"Think rhythm. All good things for horses happen rhythmically: chewing, walking, breathing. All bad things come with a break in rhythm: bucking, bolting, spooking." Anna Blake, Equestrian and Author
My summer vacation this year was spent returning to my roots in Prince Edward Island, Canada. One of my earliest and fondest memories is sitting on a footstool as a little girl, listening to my grandfather expertly play Irish reels on his fiddle while my grandmother accompanied him on their piano. I have a few cousins who carry on Granddad’s tradition of playing at various ceilidhs in the province, and I had the pleasure of hearing them perform last week. It’s all such happy music and my foot automatically tapped in time, as it did all those years ago with Granddad’s fiddle. You can hear him, my Aunt Cynthia and their friend Angus in a video at the bottom of the following webpage:
When I got home this past weekend and took Sportie out for a ride, the reels still played through my head. Sportie must have some Irish blood in him also because his ears perked up when he heard me humming. He had been stumbling somewhat lately, but the music seemed to keep him focused and more attentive.
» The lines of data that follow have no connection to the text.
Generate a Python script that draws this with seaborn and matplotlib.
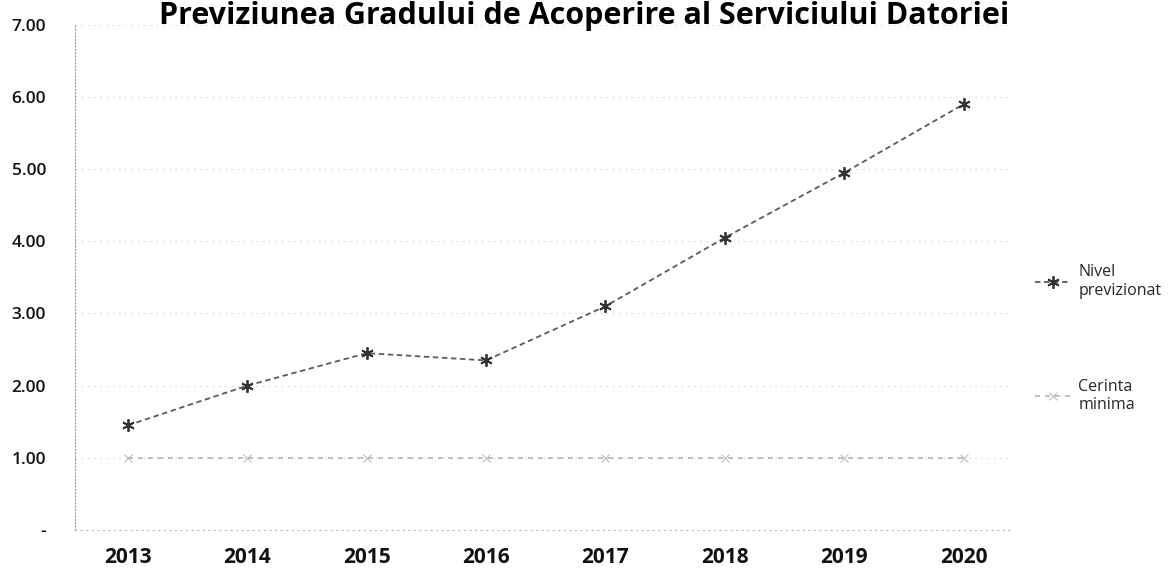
import pandas as pd
import matplotlib.pyplot as plt
import seaborn as sns

# values
years = ['2013', '2014', '2015', '2016', '2017', '2018', '2019', '2020']
nivel_previzionat = [1.45, 2.00, 2.45, 2.35, 3.10, 4.05, 4.95, 5.90]
cerinta_minima = [1.00, 1.00, 1.00, 1.00, 1.00, 1.00, 1.00, 1.00]
y_ticks = [0, 1, 2, 3, 4, 5, 6, 7]
y_labels = ['-', '1.00', '2.00', '3.00', '4.00', '5.00', '6.00', '7.00']

title = 'Previziunea Gradului de Acoperire al Serviciului Datoriei'


def main():
    data = pd.DataFrame({'an': years,
                         'Nivel previzionat': nivel_previzionat,
                         'Cerinta minima': cerinta_minima})

    sns.set_style('white')
    plt.rcParams['font.family'] = ['Open Sans', 'DejaVu Sans']

    fig = plt.figure(figsize=(11.76, 5.84), dpi=100)
    ax = fig.add_axes([0.064, 0.0925, 0.795, 0.865])

    # faint dotted grid like the scanned original
    for t in y_ticks[1:]:
        ax.axhline(t, color='#d2d2d2', lw=0.9, ls=(0, (1, 4)), zorder=0)

    sns.lineplot(data=data, x='an', y='Cerinta minima', ax=ax, color='#b5b5b5',
                 lw=1.2, linestyle=(0, (3, 3)), marker='x', markersize=6,
                 markeredgecolor='#bbbbbb', label='Cerinta\nminima', sort=False)
    sns.lineplot(data=data, x='an', y='Nivel previzionat', ax=ax, color='#5a5a5a',
                 lw=1.3, linestyle=(0, (3, 2)), marker=(6, 2, 0), markersize=9,
                 markeredgecolor='#333333', markeredgewidth=1.3,
                 label='Nivel\nprevizionat', sort=False)

    ax.set_ylim(0, 7)
    ax.set_xlim(-0.44, 7.39)
    ax.set_yticks(y_ticks)
    ax.set_yticklabels(y_labels, fontsize=12.5, color='#111111', fontweight='semibold')
    ax.tick_params(axis='x', labelsize=15, pad=12, colors='#111111', length=0)
    ax.tick_params(axis='y', pad=21, length=0)
    for lbl in ax.get_xticklabels():
        lbl.set_fontweight('bold')
    ax.set_xlabel('')
    ax.set_ylabel('')

    for side in ['top', 'right']:
        ax.spines[side].set_visible(False)
    ax.spines['left'].set_color('#999999')
    ax.spines['left'].set_linestyle((0, (1, 2)))
    ax.spines['bottom'].set_color('#bbbbbb')
    ax.spines['bottom'].set_linestyle((0, (1, 4)))

    fig.text(0.497, 0.999, title, ha='center', va='top', fontsize=22,
             fontweight='bold', color='#000000')

    handles, labels = ax.get_legend_handles_labels()
    ax.legend(handles[::-1], labels[::-1], loc='center left',
              bbox_to_anchor=(0.868, 0.42), bbox_transform=fig.transFigure,
              frameon=False, fontsize=11.5, labelspacing=5.0, handlelength=2.2,
              handletextpad=0.5)

    fig.savefig('out.png', dpi=100)


if __name__ == "__main__":
    main()
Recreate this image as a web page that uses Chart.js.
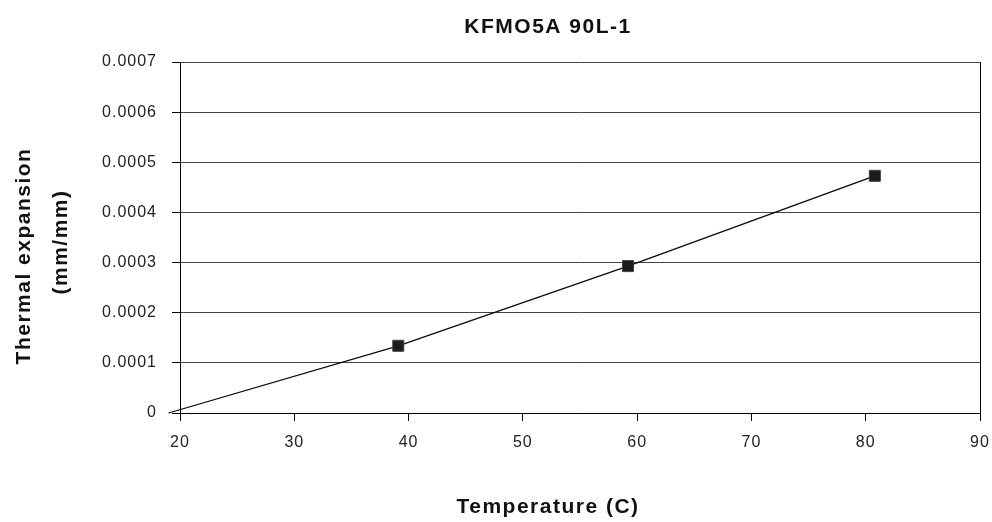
<!DOCTYPE html>
<html lang="en">
<head>
    <meta charset="UTF-8">
    <title>KFMO5A 90L-1</title>
    <script src="https://cdn.jsdelivr.net/npm/chart.js"></script>
    <style>
        body {
            margin: 0;
            background-color: #ffffff;
        }
        .chart-box {
            width: 992px;
            height: 522px;
        }
    </style>
</head>
<body>
    <div class="chart-box">
        <canvas id="expansionChart"></canvas>
    </div>
    <script>
        // Datos
        const chartTitle = "KFMO5A 90L-1";
        const xTitle = "Temperature (C)";
        const yTitle = ["Thermal expansion", "(mm/mm)"];

        const temperaturas = [19, 39.1, 59.2, 80.8];
        const expansion = [0, 0.000134, 0.000293, 0.000473];
        const radios = [0, 7.8, 7.8, 7.8];   // el primer punto no lleva marcador

        const xTicks = [20, 30, 40, 50, 60, 70, 80, 90];
        const yTicks = [0, 0.0001, 0.0002, 0.0003, 0.0004, 0.0005, 0.0006, 0.0007];

        const FONT = "'Liberation Sans', Arial, sans-serif";

        // Títulos dibujados a mano (el original no los centra en el área del gráfico)
        const titulos = {
            id: 'titulos',
            beforeDraw(chart) {
                chart.ctx.letterSpacing = '1px';
            },
            afterDraw(chart) {
                const ctx = chart.ctx;
                ctx.save();
                ctx.fillStyle = '#111';
                ctx.font = 'bold 21px ' + FONT;
                ctx.letterSpacing = '1.5px';
                ctx.textAlign = 'center';
                ctx.textBaseline = 'alphabetic';
                ctx.fillText(chartTitle, 548, 33);
                ctx.fillText(xTitle, 548, 513);

                ctx.save();
                ctx.translate(30, 256);
                ctx.rotate(-Math.PI / 2);
                ctx.fillText(yTitle[0], 0, 0);
                ctx.restore();

                ctx.save();
                ctx.translate(67, 242);
                ctx.rotate(-Math.PI / 2);
                ctx.fillText(yTitle[1], 0, 0);
                ctx.restore();

                ctx.restore();
                ctx.letterSpacing = '0px';
            }
        };

        const ctx = document.getElementById('expansionChart').getContext('2d');
        new Chart(ctx, {
            type: 'scatter',
            data: {
                datasets: [{
                    label: 'KFMO5A 90L-1',
                    data: temperaturas.map((t, i) => ({ x: t, y: expansion[i] })),
                    showLine: true,
                    tension: 0,
                    borderColor: '#0a0a0a',
                    borderWidth: 1.3,
                    pointStyle: 'rect',
                    pointRadius: radios,
                    pointHoverRadius: radios,
                    pointBackgroundColor: '#1c1c1c',
                    pointBorderColor: '#444',
                    pointBorderWidth: 1,
                    clip: false
                }]
            },
            options: {
                responsive: true,
                maintainAspectRatio: false,
                animation: false,
                layout: {
                    padding: { top: 62, right: 12, bottom: 0, left: 0 }
                },
                plugins: {
                    legend: { display: false },
                    tooltip: { enabled: false },
                    title: { display: false }
                },
                scales: {
                    x: {
                        type: 'linear',
                        min: xTicks[0],
                        max: xTicks[xTicks.length - 1],
                        afterBuildTicks: s => { s.ticks = xTicks.map(v => ({ value: v })); },
                        afterFit: s => {
                            s.height = 109;
                            s.paddingLeft = 0;
                            s.paddingRight = 0;
                        },
                        grid: {
                            drawOnChartArea: true,
                            color: c => (c.tick && c.tick.value === xTicks[xTicks.length - 1]) ? '#000' : 'rgba(0,0,0,0)',
                            tickColor: '#000',
                            tickLength: 8,
                            lineWidth: 1
                        },
                        border: { color: '#000', width: 1 },
                        ticks: {
                            color: '#222',
                            padding: 12,
                            maxRotation: 0,
                            font: { family: FONT, size: 16 }
                        }
                    },
                    y: {
                        min: yTicks[0],
                        max: yTicks[yTicks.length - 1],
                        afterBuildTicks: s => { s.ticks = yTicks.map(v => ({ value: v })); },
                        afterFit: s => { s.width = 180; },
                        grid: {
                            color: '#444',
                            tickColor: '#000',
                            tickLength: 8,
                            lineWidth: 1
                        },
                        border: { color: '#000', width: 1 },
                        ticks: {
                            color: '#222',
                            padding: 15,
                            font: { family: FONT, size: 16 },
                            callback: v => v === 0 ? '0' : v.toFixed(4)
                        }
                    }
                }
            },
            plugins: [titulos]
        });
    </script>
</body>
</html>
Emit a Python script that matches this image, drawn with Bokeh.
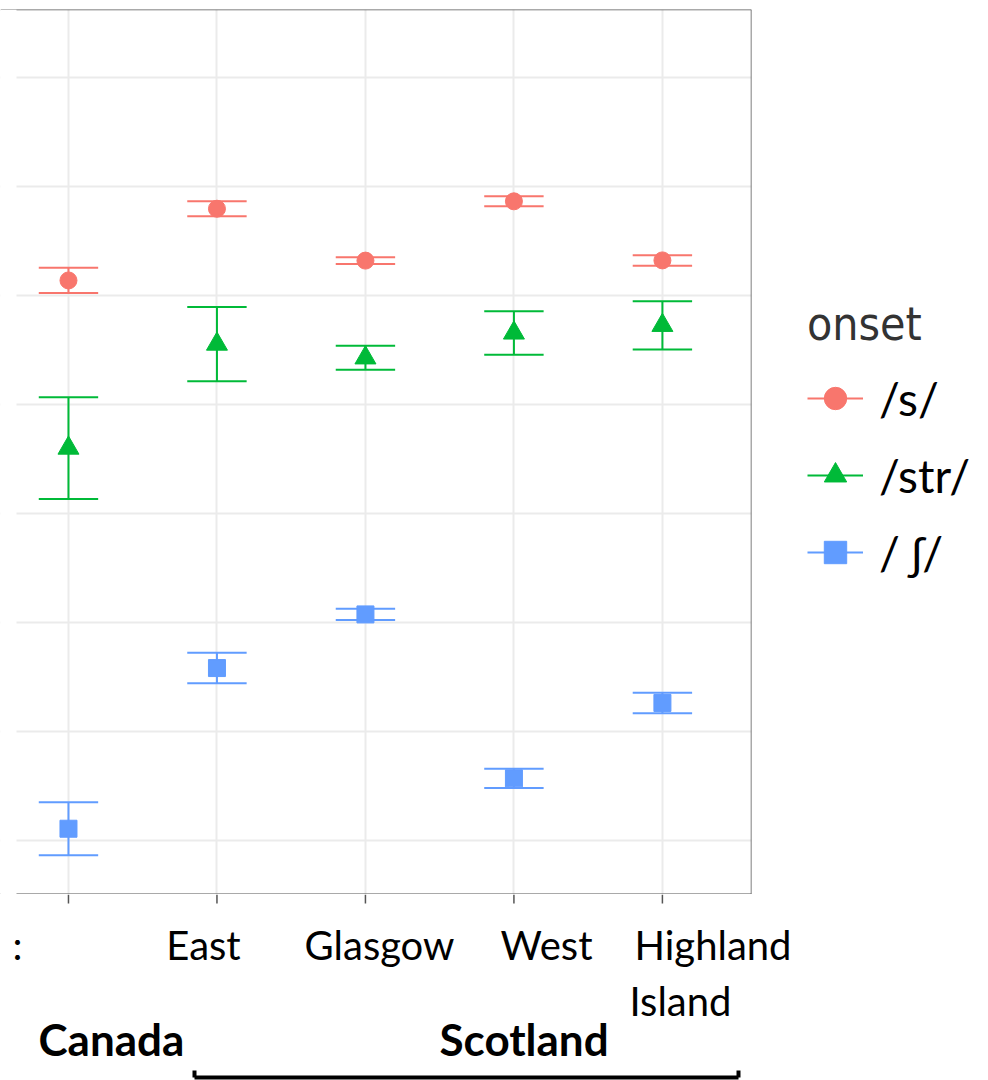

His trot kept perfect 4/4 time with “The Irish Washerwoman.” When we were ready to canter I switched to "Amazing Grace," another of Granddad’s favorites, and timed the 3/4 waltz cadence to his stride. He didn’t trip once.
Music unites, mellows, lightens hearts and that makes any ride as close to perfection as possible. You can pick your favorite songs to accompany your ride, and your horse will not critique you. Let your mind be the metronome and hum or sing as fast or as slow as you want your horse to be.